The Royal Bank of Scotland has recruited industry veteran Jeremy Smart as global head of electronic distribution, as the UK state-owned bank prepares for growing automation of fixed income trading.
Smart joins RBS after a seven-year stint Morgan Stanley, where he was most recently head of fixed income e-commerce and global head of e-commerce sales.
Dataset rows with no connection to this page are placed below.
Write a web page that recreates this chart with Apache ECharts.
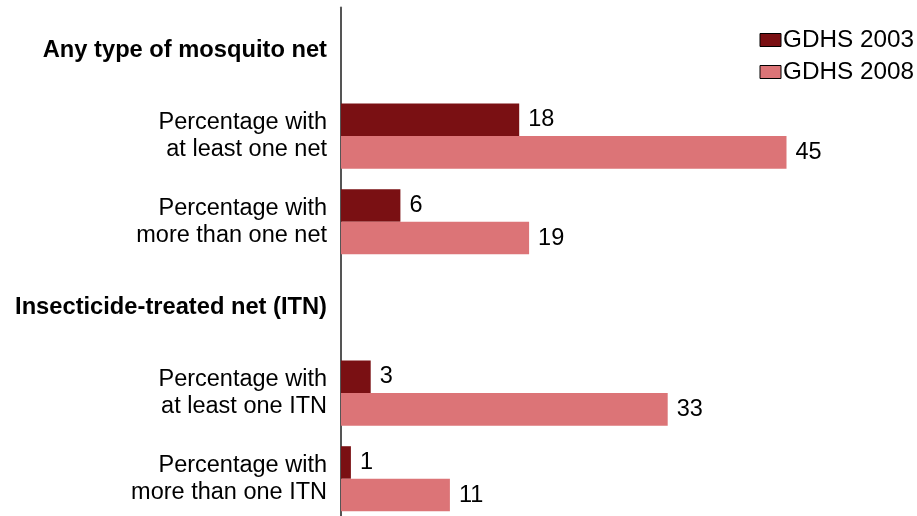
<!DOCTYPE html>
<html>
<head>
<meta charset="utf-8">
<script src="https://cdn.jsdelivr.net/npm/echarts@6/dist/echarts.min.js"></script>
<style>
  html, body { margin: 0; padding: 0; background: #fff; overflow: hidden; }
  /* a bit taller than the window: the bottom row is cut off by the frame, as in the source */
  #chart { width: 917px; height: 530px; }
</style>
</head>
<body>
<div id="chart"></div>
<script>
// rows from top to bottom; header rows have no bars
const categories = [
    'Any type of mosquito net',
    'Percentage with\nat least one net',
    'Percentage with\nmore than one net',
    'Insecticide-treated net (ITN)',
    'Percentage with\nat least one ITN',
    'Percentage with\nmore than one ITN'
];
const headerRows = ['Any type of mosquito net', 'Insecticide-treated net (ITN)'];
const gdhs2003 = [null, 18, 6, null, 3, 1];
const gdhs2008 = [null, 45, 19, null, 33, 11];

const chart = echarts.init(document.getElementById('chart'));

const FONT = 'Liberation Sans, Arial, sans-serif';

const labelStyle = {
    show: true,
    position: 'right',
    distance: 9,
    color: '#000',
    fontSize: 23.5,
    fontFamily: FONT
};

const option = {
    animation: false,
    grid: {
        left: 341,
        right: 81,
        top: 7.6,
        height: 514
    },
    legend: {
        orient: 'vertical',
        right: -2,
        top: 23,
        icon: 'rect',
        itemWidth: 21,
        itemHeight: 13,
        itemGap: 8,
        textStyle: {
            fontSize: 24.3,
            color: '#000',
            fontFamily: FONT,
            padding: [0, 0, 0, -3]
        },
        data: [
            { name: 'GDHS 2003', itemStyle: { borderColor: '#000', borderWidth: 1 } },
            { name: 'GDHS 2008', itemStyle: { borderColor: '#000', borderWidth: 1 } }
        ]
    },
    xAxis: {
        type: 'value',
        min: 0,
        max: 50,
        show: false
    },
    yAxis: {
        type: 'category',
        inverse: true,
        data: categories,
        axisLine: { show: true, lineStyle: { color: '#555', width: 2 } },
        axisTick: { show: false },
        axisLabel: {
            margin: 14,
            color: '#000',
            fontSize: 23.5,
            lineHeight: 27,
            fontFamily: FONT,
            formatter: function (v) {
                return headerRows.indexOf(v) >= 0 ? '{h|' + v + '}' : v;
            },
            rich: {
                h: {
                    fontWeight: 'bold',
                    fontSize: 23.7,
                    color: '#000',
                    fontFamily: FONT
                }
            }
        }
    },
    series: [
        {
            name: 'GDHS 2003',
            type: 'bar',
            data: gdhs2003,
            barGap: 0,
            barCategoryGap: '24%',
            itemStyle: { color: '#7A1013' },
            label: labelStyle
        },
        {
            name: 'GDHS 2008',
            type: 'bar',
            data: gdhs2008,
            itemStyle: { color: '#DC7477' },
            label: labelStyle
        }
    ]
};

chart.setOption(option);
</script>
</body>
</html>
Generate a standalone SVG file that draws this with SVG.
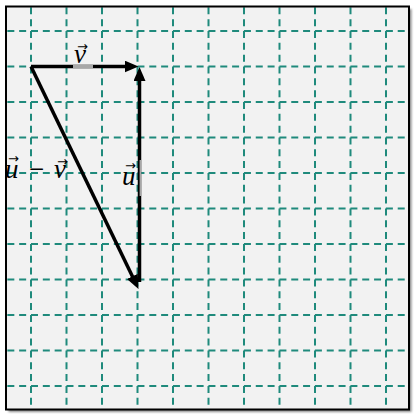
<svg xmlns="http://www.w3.org/2000/svg" width="415" height="417" viewBox="0 0 415 417">
  <style>
    .grid line { stroke: #1f8a7c; stroke-width: 2; stroke-dasharray: 7 4.83; }
    .vec { stroke: #000; stroke-width: 3.5; fill: none; marker-end: url(#ah); }
    .lbl { font-family: "Liberation Serif", "DejaVu Serif", serif; font-style: italic; font-size: 27px; fill: #000; }
    .acc { font-family: "DejaVu Sans", sans-serif; font-size: 13px; fill: #000; }
  </style>
  <defs>
    <marker id="ah" markerUnits="userSpaceOnUse" markerWidth="14" markerHeight="12" refX="6" refY="6" orient="auto">
      <path d="M0,0 L14,6 L0,12 z" fill="#000"/>
    </marker>
    <filter id="sh" x="-5%" y="-5%" width="110%" height="110%">
      <feGaussianBlur stdDeviation="1.2"/>
    </filter>
    <clipPath id="frame">
      <rect x="6" y="6.5" width="403" height="403"/>
    </clipPath>
  </defs>
  <rect width="415" height="417" fill="#ffffff"/>
  <rect id="shadow" x="8.5" y="9" width="403" height="403" fill="#8a8a8a" filter="url(#sh)"/>
  <rect id="board" x="6" y="6.5" width="403" height="403" fill="#f2f2f2"/>
  <g class="grid" clip-path="url(#frame)">
    <line x1="31" y1="-4.5" x2="31" y2="421.5"/>
    <line x1="66.5" y1="-4.5" x2="66.5" y2="421.5"/>
    <line x1="102" y1="-4.5" x2="102" y2="421.5"/>
    <line x1="137.5" y1="-4.5" x2="137.5" y2="421.5"/>
    <line x1="173" y1="-4.5" x2="173" y2="421.5"/>
    <line x1="208.5" y1="-4.5" x2="208.5" y2="421.5"/>
    <line x1="244" y1="-4.5" x2="244" y2="421.5"/>
    <line x1="279.5" y1="-4.5" x2="279.5" y2="421.5"/>
    <line x1="315" y1="-4.5" x2="315" y2="421.5"/>
    <line x1="350.5" y1="-4.5" x2="350.5" y2="421.5"/>
    <line x1="386" y1="-4.5" x2="386" y2="421.5"/>
    <line x1="-4.5" y1="31" x2="421.5" y2="31"/>
    <line x1="-4.5" y1="66.5" x2="421.5" y2="66.5"/>
    <line x1="-4.5" y1="102" x2="421.5" y2="102"/>
    <line x1="-4.5" y1="137.5" x2="421.5" y2="137.5"/>
    <line x1="-4.5" y1="173" x2="421.5" y2="173"/>
    <line x1="-4.5" y1="208.5" x2="421.5" y2="208.5"/>
    <line x1="-4.5" y1="244" x2="421.5" y2="244"/>
    <line x1="-4.5" y1="279.5" x2="421.5" y2="279.5"/>
    <line x1="-4.5" y1="315" x2="421.5" y2="315"/>
    <line x1="-4.5" y1="350.5" x2="421.5" y2="350.5"/>
    <line x1="-4.5" y1="386" x2="421.5" y2="386"/>
  </g>
  <rect id="border" x="6" y="6.5" width="403" height="403" fill="none" stroke="#000" stroke-width="2"/>
  <g id="connectors">
    <line id="vec-v" class="vec" x1="31" y1="66.5" x2="130.5" y2="66.5"/>
    <line id="vec-u" class="vec" x1="139.5" y1="282" x2="139.5" y2="75"/>
    <line id="vec-u-minus-v" class="vec" x1="31" y1="66.5" x2="135" y2="281.8"/>
    <rect x="73" y="64.8" width="20" height="3.5" fill="#a8a8a8"/>
    <rect x="139.6" y="160" width="1.7" height="36" fill="#a8a8a8"/>
  </g>
  <g id="label-v">
    <text class="lbl" x="74" y="63">v</text>
    <text class="acc" x="77" y="51">→</text>
  </g>
  <g id="label-u">
    <text class="lbl" x="122" y="185">u</text>
    <text class="acc" x="125" y="170">→</text>
  </g>
  <g id="label-u-minus-v">
    <text class="lbl" x="5" y="178">u<tspan x="29" font-style="normal">−</tspan><tspan x="54">v</tspan></text>
    <text class="acc" x="8" y="163">→</text>
    <text class="acc" x="57" y="166">→</text>
  </g>
</svg>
He has also spent seven years at Deutsche Bank in the role of senior salesperson responsible for the development and distribution of the bank’s Autobahn platform.
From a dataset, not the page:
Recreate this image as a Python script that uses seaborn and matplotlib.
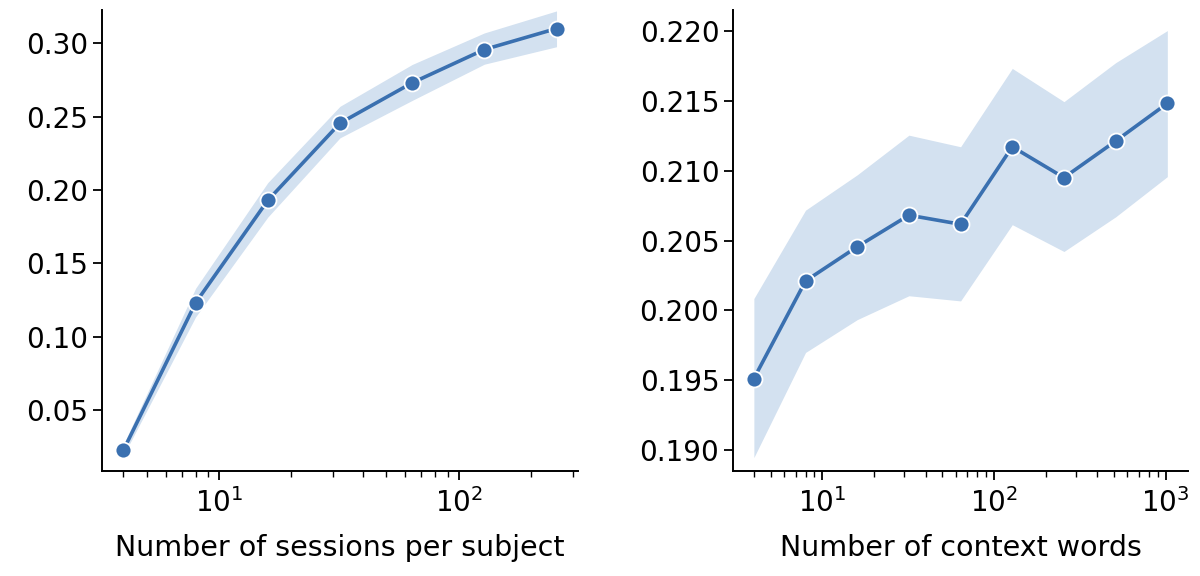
import numpy as np
import pandas as pd
import matplotlib
matplotlib.use("Agg")
import matplotlib.pyplot as plt
import seaborn as sns

# Left panel data
sessions = [4, 8, 16, 32, 64, 128, 256]
sessions_mean = [0.0227, 0.1231, 0.1929, 0.2455, 0.2730, 0.2957, 0.3100]
sessions_lo = [0.0190, 0.1135, 0.1815, 0.2355, 0.2610, 0.2857, 0.2976]
sessions_hi = [0.0265, 0.1330, 0.2050, 0.2570, 0.2855, 0.3070, 0.3220]

# Right panel data
context = [4, 8, 16, 32, 64, 128, 256, 512, 1024]
context_mean = [0.19512, 0.20211, 0.20456, 0.20682, 0.20617, 0.21172, 0.20951, 0.21213, 0.21483]
context_lo = [0.18946, 0.19699, 0.19934, 0.20105, 0.20068, 0.20614, 0.20422, 0.20670, 0.20958]
context_hi = [0.20085, 0.20718, 0.20971, 0.21255, 0.21172, 0.21733, 0.21495, 0.21774, 0.22004]

xlabels = ["Number of sessions per subject", "Number of context words"]

sns.set_theme(style="ticks")
plt.rcParams['font.family'] = ['DejaVu Sans']
plt.rcParams['text.color'] = 'black'
plt.rcParams['axes.labelcolor'] = 'black'
plt.rcParams['xtick.color'] = 'black'
plt.rcParams['ytick.color'] = 'black'

color = "#3A70B0"
band = "#d3e1f0"

fig = plt.figure(figsize=(12, 5.76), dpi=100)
ax1 = fig.add_axes([0.0848, 0.1823, 0.397, 0.800])
ax2 = fig.add_axes([0.611, 0.1823, 0.379, 0.800])

for ax, x, m, lo, hi, lab in [
    (ax1, sessions, sessions_mean, sessions_lo, sessions_hi, xlabels[0]),
    (ax2, context, context_mean, context_lo, context_hi, xlabels[1]),
]:
    df = pd.DataFrame({"x": x, "y": m})
    ax.fill_between(x, lo, hi, color=band, linewidth=0, zorder=1)
    sns.lineplot(data=df, x="x", y="y", ax=ax, color=color, linewidth=2.6,
                 marker="o", markersize=11.5, markeredgecolor="white",
                 markeredgewidth=1.3, zorder=3)
    ax.set_xscale("log")
    ax.set_xlabel(lab, fontsize=20.5, color="black", labelpad=11)
    ax.set_ylabel("")
    ax.tick_params(axis="both", which="major", labelsize=20, length=6.5, width=1.3,
                   color="black", labelcolor="black")
    ax.tick_params(axis="x", which="major", pad=6)
    ax.tick_params(axis="x", which="minor", length=4, width=1.0, color="black")
    for s in ["left", "bottom"]:
        ax.spines[s].set_color("black")
        ax.spines[s].set_linewidth(1.4)
    sns.despine(ax=ax)

ax1.set_yticks([0.05, 0.10, 0.15, 0.20, 0.25, 0.30])
ax1.set_yticklabels(["0.05", "0.10", "0.15", "0.20", "0.25", "0.30"])
ax1.set_ylim(0.0085, 0.3225)
ax2.set_yticks([0.190, 0.195, 0.200, 0.205, 0.210, 0.215, 0.220])
ax2.set_yticklabels(["0.190", "0.195", "0.200", "0.205", "0.210", "0.215", "0.220"])
ax2.set_ylim(0.1885, 0.2215)

fig.savefig("out.png", dpi=100)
In his new London-based role, Smart will report to Fabian Shey, global head of prime service and client execution at RBS.
“Jeremy brings 16 years’ experience to this new role and will play a pivotal part in helping us achieve our ambitious goals for the future of our markets’ electronic trading offering,” said Shey. “He will partner with sales and trading in rates, credit, FX and futures in EMEA, Americas and APAC to grow our share of business over electronic channels.”
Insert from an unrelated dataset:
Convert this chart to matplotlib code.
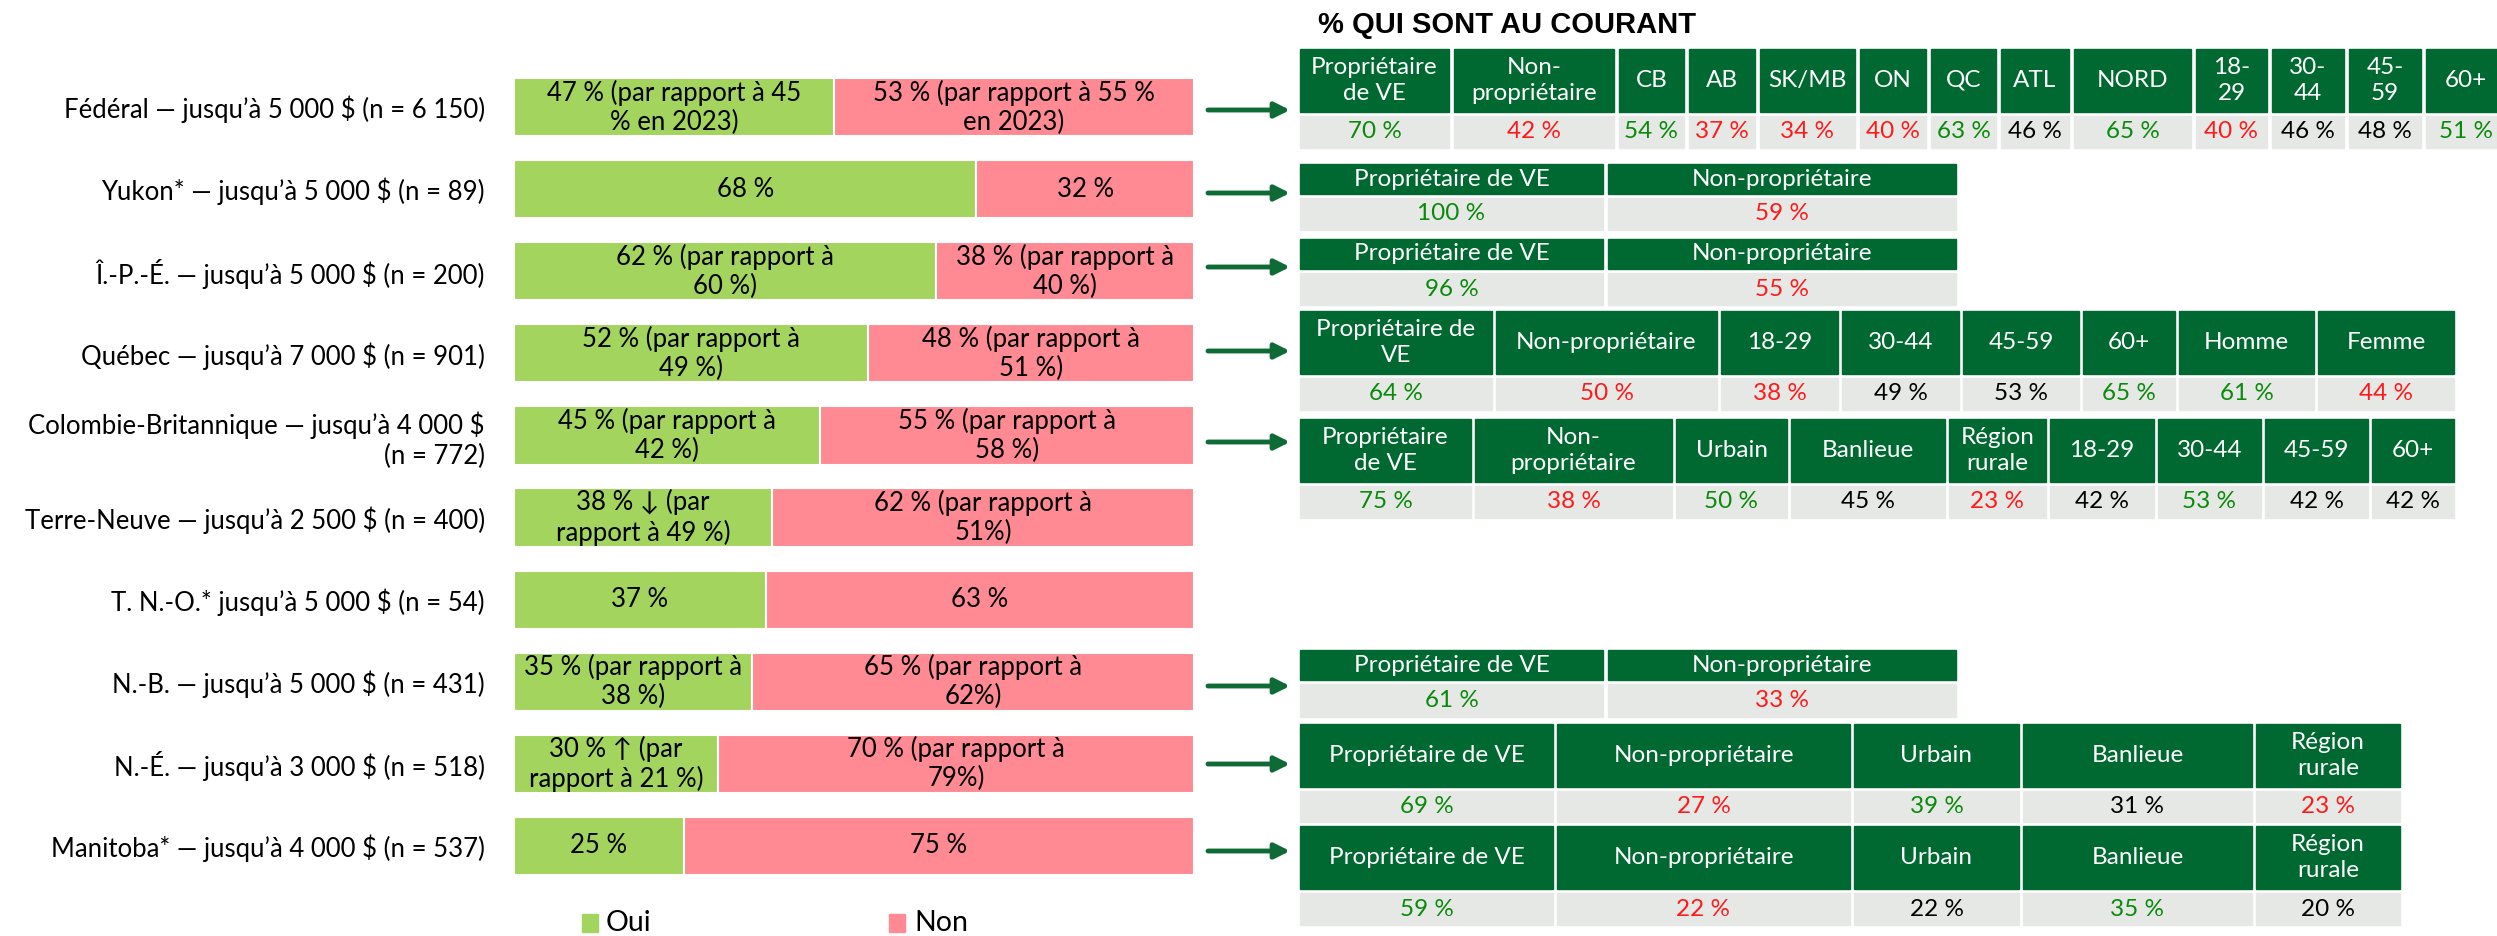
import matplotlib.pyplot as plt
from matplotlib.patches import Rectangle

plt.rcParams['font.family'] = ['Lato', 'DejaVu Sans']

# --- data ---
row_labels = [
    "Fédéral — jusqu’à 5 000 $ (n = 6 150)",
    "Yukon* — jusqu’à 5 000 $ (n = 89)",
    "Î.-P.-É. — jusqu’à 5 000 $ (n = 200)",
    "Québec — jusqu’à 7 000 $ (n = 901)",
    "Colombie-Britannique — jusqu’à 4 000 $\n(n = 772)",
    "Terre-Neuve — jusqu’à 2 500 $ (n = 400)",
    "T. N.-O.* jusqu’à 5 000 $ (n = 54)",
    "N.-B. — jusqu’à 5 000 $ (n = 431)",
    "N.-É. — jusqu’à 3 000 $ (n = 518)",
    "Manitoba* — jusqu’à 4 000 $ (n = 537)",
]
oui = [47, 68, 62, 52, 45, 38, 37, 35, 30, 25]
non = [53, 32, 38, 48, 55, 62, 63, 65, 70, 75]
oui_text = [
    "47 % (par rapport à 45\n% en 2023)", "68 %", "62 % (par rapport à\n60 %)",
    "52 % (par rapport à\n49 %)", "45 % (par rapport à\n42 %)", "38 % ↓ (par\nrapport à 49 %)",
    "37 %", "35 % (par rapport à\n38 %)", "30 % ↑ (par\nrapport à 21 %)", "25 %",
]
non_text = [
    "53 % (par rapport à 55 %\nen 2023)", "32 %", "38 % (par rapport à\n40 %)",
    "48 % (par rapport à\n51 %)", "55 % (par rapport à\n58 %)", "62 % (par rapport à\n51%)",
    "63 %", "65 % (par rapport à\n62%)", "70 % (par rapport à\n79%)", "75 %",
]

title = "% QUI SONT AU COURANT"
owner = ["Propriétaire de VE", "Non-propriétaire"]
area = ["Propriétaire de VE", "Non-propriétaire", "Urbain", "Banlieue", "Région\nrurale"]

# row index -> (headers, values, value tone g/r/k)
tables = {
    0: (["Propriétaire\nde VE", "Non-\npropriétaire", "CB", "AB", "SK/MB", "ON", "QC", "ATL",
         "NORD", "18-\n29", "30-\n44", "45-\n59", "60+"],
        ["70 %", "42 %", "54 %", "37 %", "34 %", "40 %", "63 %", "46 %", "65 %", "40 %",
         "46 %", "48 %", "51 %"],
        "grgrrrgkgrkkg"),
    1: (owner, ["100 %", "59 %"], "gr"),
    2: (owner, ["96 %", "55 %"], "gr"),
    3: (["Propriétaire de\nVE", "Non-propriétaire", "18-29", "30-44", "45-59", "60+", "Homme",
         "Femme"],
        ["64 %", "50 %", "38 %", "49 %", "53 %", "65 %", "61 %", "44 %"],
        "grrkkggr"),
    4: (["Propriétaire\nde VE", "Non-\npropriétaire", "Urbain", "Banlieue", "Région\nrurale",
         "18-29", "30-44", "45-59", "60+"],
        ["75 %", "38 %", "50 %", "45 %", "23 %", "42 %", "53 %", "42 %", "42 %"],
        "grgkrkgkk"),
    7: (owner, ["61 %", "33 %"], "gr"),
    8: (area, ["69 %", "27 %", "39 %", "31 %", "23 %"], "grgkr"),
    9: (area, ["59 %", "22 %", "22 %", "35 %", "20 %"], "grkgk"),
}

# --- layout (pixels) ---
W, H = 2497, 936
# top, header height, value height, column widths, gap, arrow y
table_layout = {
    0: (49, 63, 32, [149, 160, 65, 66, 95, 66, 65, 68, 117, 71, 72, 72, 80], 5, 110),
    1: (164, 30, 32, [303, 348], 5, 193),
    2: (239, 30, 32, [303, 348], 5, 267),
    3: (311, 63, 32, [192, 221, 117, 117, 116, 92, 135, 136], 4, 351),
    4: (419, 63, 32, [171, 197, 111, 154, 97, 104, 103, 103, 82], 4, 442),
    7: (650, 30, 33, [303, 348], 5, 686),
    8: (724, 63, 31, [253, 293, 165, 229, 144], 4, 764),
    9: (826, 63, 32, [253, 293, 165, 229, 144], 4, 851),
}
tone = {"g": "#0a8a0a", "r": "#ff1a1a", "k": "black"}
GREEN_BAR = "#a2d45e"
PINK_BAR = "#ff8a93"
HEAD = "#006831"
CELL = "#e6e8e6"
FS = 18.5
TFS = 17.5

fig = plt.figure(figsize=(W / 100, H / 100), dpi=100)

# overlay in pixel coordinates
ov = fig.add_axes([0, 0, 1, 1])
ov.set_xlim(0, W)
ov.set_ylim(H, 0)
ov.axis("off")

# bars
top_px, bot_px = 66, 887
ax = fig.add_axes([514 / W, 1 - bot_px / H, 680 / W, (bot_px - top_px) / H])
y = range(len(oui))
ax.barh(y, oui, height=0.71, color=GREEN_BAR, edgecolor="white", linewidth=1.5)
ax.barh(y, non, left=oui, height=0.71, color=PINK_BAR, edgecolor="white", linewidth=1.5)
for i in y:
    ax.text(oui[i] / 2, i, oui_text[i], ha="center", va="center", fontsize=FS, linespacing=1.2)
    ax.text(oui[i] + non[i] / 2, i, non_text[i], ha="center", va="center", fontsize=FS,
            linespacing=1.2)
ax.set_xlim(0, 100)
ax.set_ylim(len(oui) - 0.5, -0.5)
ax.set_yticks(list(y))
ax.set_yticklabels(row_labels, fontsize=FS, linespacing=1.25)
ax.tick_params(axis="y", length=0, pad=21)
ax.set_xticks([])
for s in ax.spines.values():
    s.set_visible(False)

# legend
ov.add_patch(Rectangle((582, 914), 16, 18, color=GREEN_BAR))
ov.text(606, 923, "Oui", va="center", fontsize=FS + 2)
ov.add_patch(Rectangle((889, 914), 16, 18, color=PINK_BAR))
ov.text(914, 923, "Non", va="center", fontsize=FS + 2)

# title
ov.text(1318, 25, title, va="center", ha="left", fontsize=21, fontweight="bold",
        family="Liberation Sans")

# tables and arrows
for row, (heads, vals, tones) in tables.items():
    top, hh, vh, widths, gap, ay = table_layout[row]
    ov.annotate("", xy=(1290, ay), xytext=(1208, ay),
                arrowprops=dict(arrowstyle="-|>,head_length=0.9,head_width=0.45",
                                color="#0f6b36", lw=3.5, shrinkA=0, shrinkB=0))
    x = 1300
    for head, val, t, w in zip(heads, vals, tones, widths):
        ov.add_patch(Rectangle((x, top), w, hh, color=HEAD, clip_on=False))
        ov.add_patch(Rectangle((x, top + hh + 4), w, vh, color=CELL, clip_on=False))
        ov.text(x + w / 2, top + hh / 2, head, ha="center", va="center", color="white",
                fontsize=TFS, linespacing=1.3)
        ov.text(x + w / 2, top + hh + 4 + vh / 2, val, ha="center", va="center",
                color=tone[t], fontsize=TFS)
        x += w + gap

fig.savefig("out.png", dpi=100)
In addition to the OTC derivatives market, which will soon be subject to greater exchange trading, clearing and reporting obligations under forthcoming US and European legislation, fixed income is also set for a major overhaul that is expected to drive the market from voice-broked to electronic trading.
Basel III will place an obligation on banks to hold risk-weighted capital against the assets on their balance sheets, while the latest version of Europe’s MiFID will encourage electronic trading of bonds through the introduction of new venues called organised trading facilities and aim to establish pre- and post-trade transparency regimes similar to those already adopted in the equity markets.
RBS recently sold its corporate broking franchise Hoare Govett to US investment bank Jefferies. As part of the deal, a number of the RBS cash equities team moved over to Jefferies. RBS revealed in January that it would exit cash equities, corporate broking, equity capital markets, and mergers and acquisitions businesses as part of its restructuring plans initially announced in 2009.